Andrew Doyle/MUNICH

Niki Lauda has resigned as chairman of Lauda Air after a protracted and increasingly bitter battle with the management of major shareholder Austrian Airlines. The former world motor racing champion founded the airline which bears his name in 1985 and has been at the helm ever since.

Though profitable until last year, Lauda Air has recently fallen deeply into the red as a result of the weak euro and the failure of the Austrian Airlines Group to hedge against sharp rises in fuel prices. Lauda hatched a plan to keep the airline solvent by selling and leasing back five aircraft, but ran into vehement opposition from 36%-shareholder Austrian.

After publicly accusing Lauda of financial mismanagement and flouting company law, the flag-carrier said it would try to snatch control of the airline by buying Lufthansa's 20% holding. Austrian also holds an option to acquire Niki Lauda's 29% stake, but cannot exercise this without his consent before next July.

Lauda resigned from his airline's executive board after auditors KPMG criticised its internal controls over foreign currency transactions, although they did not blame him directly. Financial policy is the remit of chief executive of finance and administration, Peter Thöle, with Lauda himself responsible for flight operations, public relations and the negotiation of strategic partnerships.

Lauda says he resigned after he was criticised "as an individual". He will continue to fly for Lauda as a pilot, but the airline says it is "too early to say what he might do in the future". It is unclear whether Lauda will now agree to sell his outstanding shares to Austrian before July.

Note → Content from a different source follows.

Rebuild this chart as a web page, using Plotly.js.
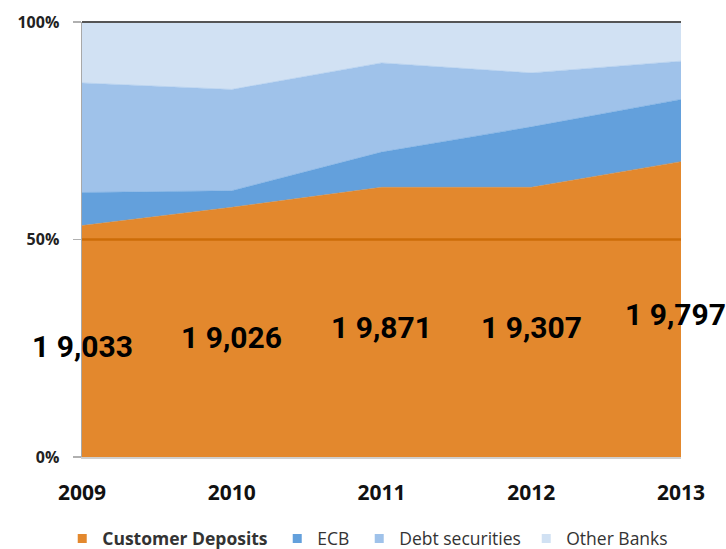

Problems at Lauda contributed to the Austrian Group's ATS261 million ($16 million) pre-tax loss for the first nine months, although Austrian says cost cutting achieved a third quarter profit and should deliver a "positive annual result". Austrian says it is committed to retaining the Lauda brand, with a "far reaching" restructuring of the wider group to be presented to Austrian's supervisory board next month.